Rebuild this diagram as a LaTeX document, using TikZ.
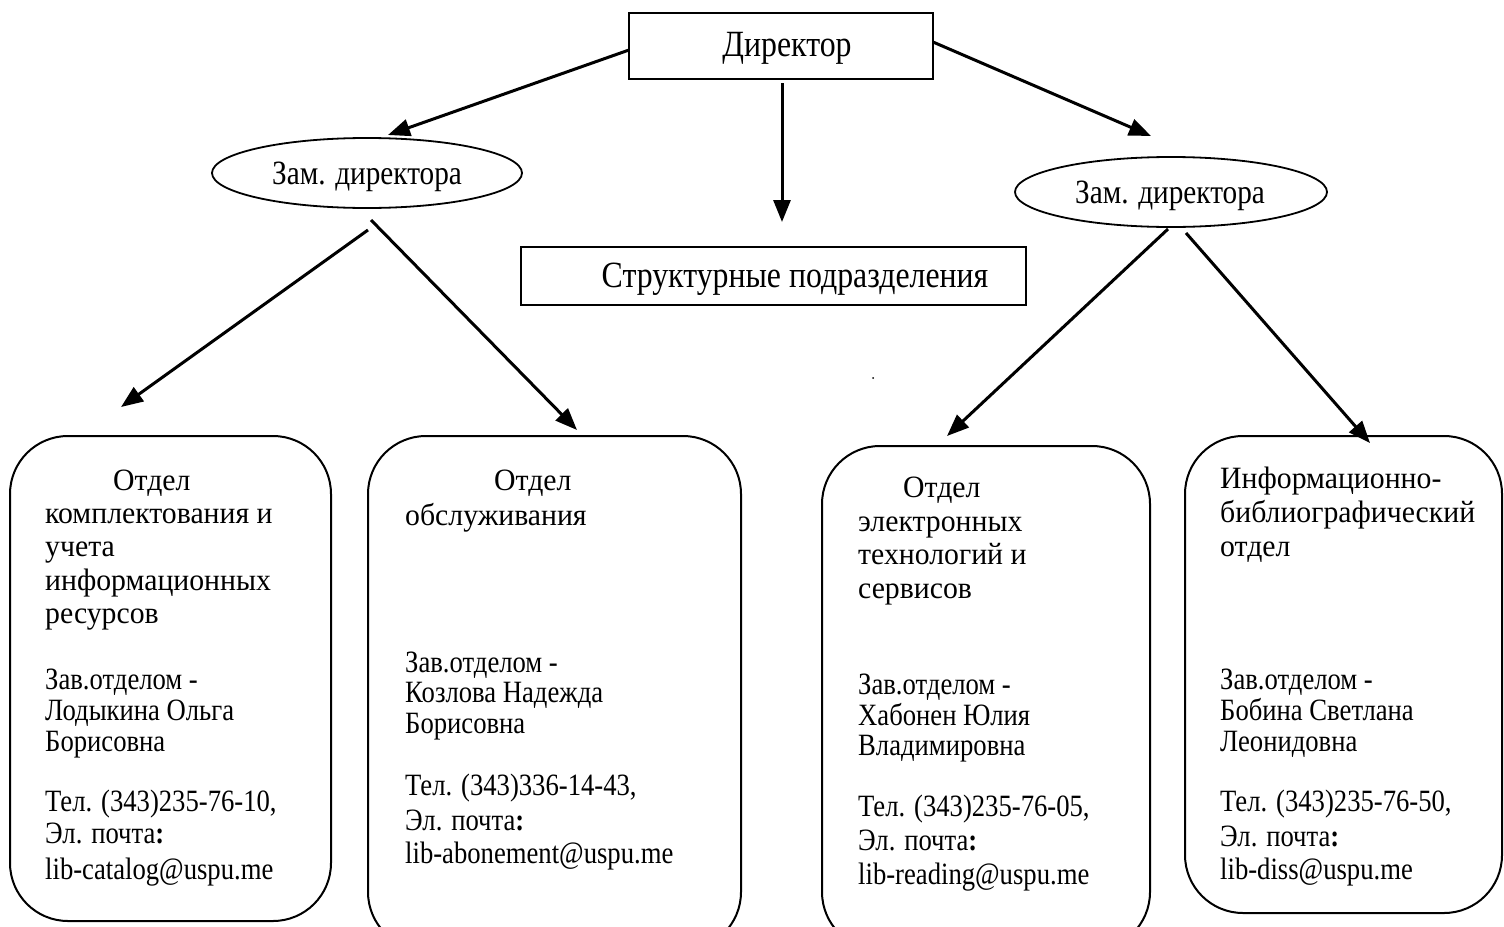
\documentclass[tikz,border=0pt]{standalone}
\usepackage{fontspec}
\setmainfont[FakeStretch=0.86]{Liberation Serif}
\newfontfamily\widefam[FakeStretch=0.96]{Liberation Serif}
\usetikzlibrary{arrows.meta}
\newcommand{\bodyfont}{\fontsize{31}{33}\selectfont}
\newcommand{\titlefont}{\widefam\fontsize{31}{33}\selectfont}
\newcommand{\bigfont}{\fontsize{37}{40}\selectfont}
\newcommand{\elfont}{\fontsize{34}{36}\selectfont}
\tikzset{
  conn/.style={line width=3pt, -{Triangle[length=22pt,width=17pt]}},
  dept/.style={draw, line width=2pt, rounded corners=58pt, inner sep=0pt},
  plainbox/.style={draw, line width=2pt, inner sep=0pt},
  txt/.style={anchor=base west, inner sep=0pt, font=\bodyfont},
  ttl/.style={anchor=base west, inner sep=0pt, font=\titlefont},
}
\begin{document}
\begin{tikzpicture}[x=1pt,y=-1pt]
\clip (0,0) rectangle (1504,926);
\fill[white] (0,0) rectangle (1504,926);
% top boxes
\node[plainbox, minimum width=304pt, minimum height=66pt] (dir) at (781,46) {};
\node[anchor=base, inner sep=0pt, font=\bigfont] (dirt) at (787,56) {Директор};
\node[plainbox, minimum width=505pt, minimum height=58pt] (str) at (773.5,276) {};
\node[anchor=base, inner sep=0pt, font=\bigfont] (strt) at (795,287) {Структурные подразделения};
% ellipses
\draw[line width=1.8pt] (367,173) ellipse [x radius=155, y radius=35];
\node[anchor=base, inner sep=0pt, font=\elfont] (zam1) at (367,184) {Зам. директора};
\draw[line width=1.8pt] (1171,192) ellipse [x radius=156, y radius=35];
\node[anchor=base, inner sep=0pt, font=\elfont] (zam2) at (1170,203) {Зам. директора};
% department boxes
\draw[dept] (10,436) rectangle (331,921);
\draw[dept] (368,436) rectangle (741,950);
\draw[dept] (822,446) rectangle (1150,950);
\draw[dept] (1185,436) rectangle (1502,913);
% connectors
\coordinate (p1) at (629,50);   \coordinate (q1) at (388,135);
\coordinate (p2) at (933,42);   \coordinate (q2) at (1151,136);
\coordinate (p3) at (782,83);   \coordinate (q3) at (782,222);
\coordinate (p4) at (368,230);  \coordinate (q4) at (121,407);
\coordinate (p5) at (371,220);  \coordinate (q5) at (577,430);
\coordinate (p6) at (1168,229); \coordinate (q6) at (947,436);
\coordinate (p7) at (1186,233); \coordinate (q7) at (1370,443);
\draw[conn] (p1) -- (q1);
\draw[conn] (p2) -- (q2);
\draw[conn] (p3) -- (q3);
\draw[conn] (p4) -- (q4);
\draw[conn] (p5) -- (q5);
\draw[conn] (p6) -- (q6);
\draw[conn] (p7) -- (q7);
\fill (873,378) circle (1pt);
% box 1 text
\node[ttl] (a1) at (113,490) {Отдел};
\node[ttl] (a2) at (45,523) {комплектования и};
\node[ttl] (a3) at (45,556) {учета};
\node[ttl] (a4) at (45,590) {информационных};
\node[ttl] (a5) at (45,623) {ресурсов};
\node[txt] (a6) at (45,689) {Зав.отделом -};
\node[txt] (a7) at (45,720) {Лодыкина Ольга};
\node[txt] (a8) at (45,751) {Борисовна};
\node[txt] (a9) at (45,811) {Тел. (343)235-76-10,};
\node[txt] (a10) at (45,843) {Эл. почта\textbf{:}};
\node[txt] (a11) at (45,879) {lib-catalog@uspu.me};
% box 2 text
\node[ttl] (b1) at (494,490) {Отдел};
\node[ttl] (b2) at (405,525) {обслуживания};
\node[txt] (b3) at (405,672) {Зав.отделом -};
\node[txt] (b4) at (405,702) {Козлова Надежда};
\node[txt] (b5) at (405,733) {Борисовна};
\node[txt] (b6) at (405,795) {Тел. (343)336-14-43,};
\node[txt] (b7) at (405,830) {Эл. почта\textbf{:}};
\node[txt] (b8) at (405,863) {lib-abonement@uspu.me};
% box 3 text
\node[ttl] (c1) at (903,497) {Отдел};
\node[ttl] (c2) at (858,531) {электронных};
\node[ttl] (c3) at (858,564) {технологий и};
\node[ttl] (c4) at (858,598) {сервисов};
\node[txt] (c5) at (858,694) {Зав.отделом -};
\node[txt] (c6) at (858,725) {Хабонен Юлия};
\node[txt] (c7) at (858,755) {Владимировна};
\node[txt] (c8) at (858,816) {Тел. (343)235-76-05,};
\node[txt] (c9) at (858,850) {Эл. почта\textbf{:}};
\node[txt] (c10) at (858,884) {lib-reading@uspu.me};
% box 4 text
\node[ttl] (d1) at (1220,488) {Информационно-};
\node[ttl] (d2) at (1220,522) {библиографический};
\node[ttl] (d3) at (1220,556) {отдел};
\node[txt] (d4) at (1220,689) {Зав.отделом -};
\node[txt] (d5) at (1220,720) {Бобина Светлана};
\node[txt] (d6) at (1220,751) {Леонидовна};
\node[txt] (d7) at (1220,811) {Тел. (343)235-76-50,};
\node[txt] (d8) at (1220,846) {Эл. почта\textbf{:}};
\node[txt] (d9) at (1220,879) {lib-diss@uspu.me};
\end{tikzpicture}
\end{document}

══════════════════════════════

Challenge
Transcribe the listing in full. Omit the pictures and keep every line exact.

Written reply
Rebuild this diagram as a LaTeX document, using TikZ.
\documentclass[tikz,border=0pt]{standalone}
\usepackage{fontspec}
\setmainfont[FakeStretch=0.86]{Liberation Serif}
\newfontfamily\widefam[FakeStretch=0.96]{Liberation Serif}
\usetikzlibrary{arrows.meta}
\newcommand{\bodyfont}{\fontsize{31}{33}\selectfont}
\newcommand{\titlefont}{\widefam\fontsize{31}{33}\selectfont}
\newcommand{\bigfont}{\fontsize{37}{40}\selectfont}
\newcommand{\elfont}{\fontsize{34}{36}\selectfont}
\tikzset{
  conn/.style={line width=3pt, -{Triangle[length=22pt,width=17pt]}},
  dept/.style={draw, line width=2pt, rounded corners=58pt, inner sep=0pt},
  plainbox/.style={draw, line width=2pt, inner sep=0pt},
  txt/.style={anchor=base west, inner sep=0pt, font=\bodyfont},
  ttl/.style={anchor=base west, inner sep=0pt, font=\titlefont},
}
\begin{document}
\begin{tikzpicture}[x=1pt,y=-1pt]
\clip (0,0) rectangle (1504,926);
\fill[white] (0,0) rectangle (1504,926);
% top boxes
\node[plainbox, minimum width=304pt, minimum height=66pt] (dir) at (781,46) {};
\node[anchor=base, inner sep=0pt, font=\bigfont] (dirt) at (787,56) {Директор};
\node[plainbox, minimum width=505pt, minimum height=58pt] (str) at (773.5,276) {};
\node[anchor=base, inner sep=0pt, font=\bigfont] (strt) at (795,287) {Структурные подразделения};
% ellipses
\draw[line width=1.8pt] (367,173) ellipse [x radius=155, y radius=35];
\node[anchor=base, inner sep=0pt, font=\elfont] (zam1) at (367,184) {Зам. директора};
\draw[line width=1.8pt] (1171,192) ellipse [x radius=156, y radius=35];
\node[anchor=base, inner sep=0pt, font=\elfont] (zam2) at (1170,203) {Зам. директора};
% department boxes
\draw[dept] (10,436) rectangle (331,921);
\draw[dept] (368,436) rectangle (741,950);
\draw[dept] (822,446) rectangle (1150,950);
\draw[dept] (1185,436) rectangle (1502,913);
% connectors
\coordinate (p1) at (629,50);   \coordinate (q1) at (388,135);
\coordinate (p2) at (933,42);   \coordinate (q2) at (1151,136);
\coordinate (p3) at (782,83);   \coordinate (q3) at (782,222);
\coordinate (p4) at (368,230);  \coordinate (q4) at (121,407);
\coordinate (p5) at (371,220);  \coordinate (q5) at (577,430);
\coordinate (p6) at (1168,229); \coordinate (q6) at (947,436);
\coordinate (p7) at (1186,233); \coordinate (q7) at (1370,443);
\draw[conn] (p1) -- (q1);
\draw[conn] (p2) -- (q2);
\draw[conn] (p3) -- (q3);
\draw[conn] (p4) -- (q4);
\draw[conn] (p5) -- (q5);
\draw[conn] (p6) -- (q6);
\draw[conn] (p7) -- (q7);
\fill (873,378) circle (1pt);
% box 1 text
\node[ttl] (a1) at (113,490) {Отдел};
\node[ttl] (a2) at (45,523) {комплектования и};
\node[ttl] (a3) at (45,556) {учета};
\node[ttl] (a4) at (45,590) {информационных};
\node[ttl] (a5) at (45,623) {ресурсов};
\node[txt] (a6) at (45,689) {Зав.отделом -};
\node[txt] (a7) at (45,720) {Лодыкина Ольга};
\node[txt] (a8) at (45,751) {Борисовна};
\node[txt] (a9) at (45,811) {Тел. (343)235-76-10,};
\node[txt] (a10) at (45,843) {Эл. почта\textbf{:}};
\node[txt] (a11) at (45,879) {lib-catalog@uspu.me};
% box 2 text
\node[ttl] (b1) at (494,490) {Отдел};
\node[ttl] (b2) at (405,525) {обслуживания};
\node[txt] (b3) at (405,672) {Зав.отделом -};
\node[txt] (b4) at (405,702) {Козлова Надежда};
\node[txt] (b5) at (405,733) {Борисовна};
\node[txt] (b6) at (405,795) {Тел. (343)336-14-43,};
\node[txt] (b7) at (405,830) {Эл. почта\textbf{:}};
\node[txt] (b8) at (405,863) {lib-abonement@uspu.me};
% box 3 text
\node[ttl] (c1) at (903,497) {Отдел};
\node[ttl] (c2) at (858,531) {электронных};
\node[ttl] (c3) at (858,564) {технологий и};
\node[ttl] (c4) at (858,598) {сервисов};
\node[txt] (c5) at (858,694) {Зав.отделом -};
\node[txt] (c6) at (858,725) {Хабонен Юлия};
\node[txt] (c7) at (858,755) {Владимировна};
\node[txt] (c8) at (858,816) {Тел. (343)235-76-05,};
\node[txt] (c9) at (858,850) {Эл. почта\textbf{:}};
\node[txt] (c10) at (858,884) {lib-reading@uspu.me};
% box 4 text
\node[ttl] (d1) at (1220,488) {Информационно-};
\node[ttl] (d2) at (1220,522) {библиографический};
\node[ttl] (d3) at (1220,556) {отдел};
\node[txt] (d4) at (1220,689) {Зав.отделом -};
\node[txt] (d5) at (1220,720) {Бобина Светлана};
\node[txt] (d6) at (1220,751) {Леонидовна};
\node[txt] (d7) at (1220,811) {Тел. (343)235-76-50,};
\node[txt] (d8) at (1220,846) {Эл. почта\textbf{:}};
\node[txt] (d9) at (1220,879) {lib-diss@uspu.me};
\end{tikzpicture}
\end{document}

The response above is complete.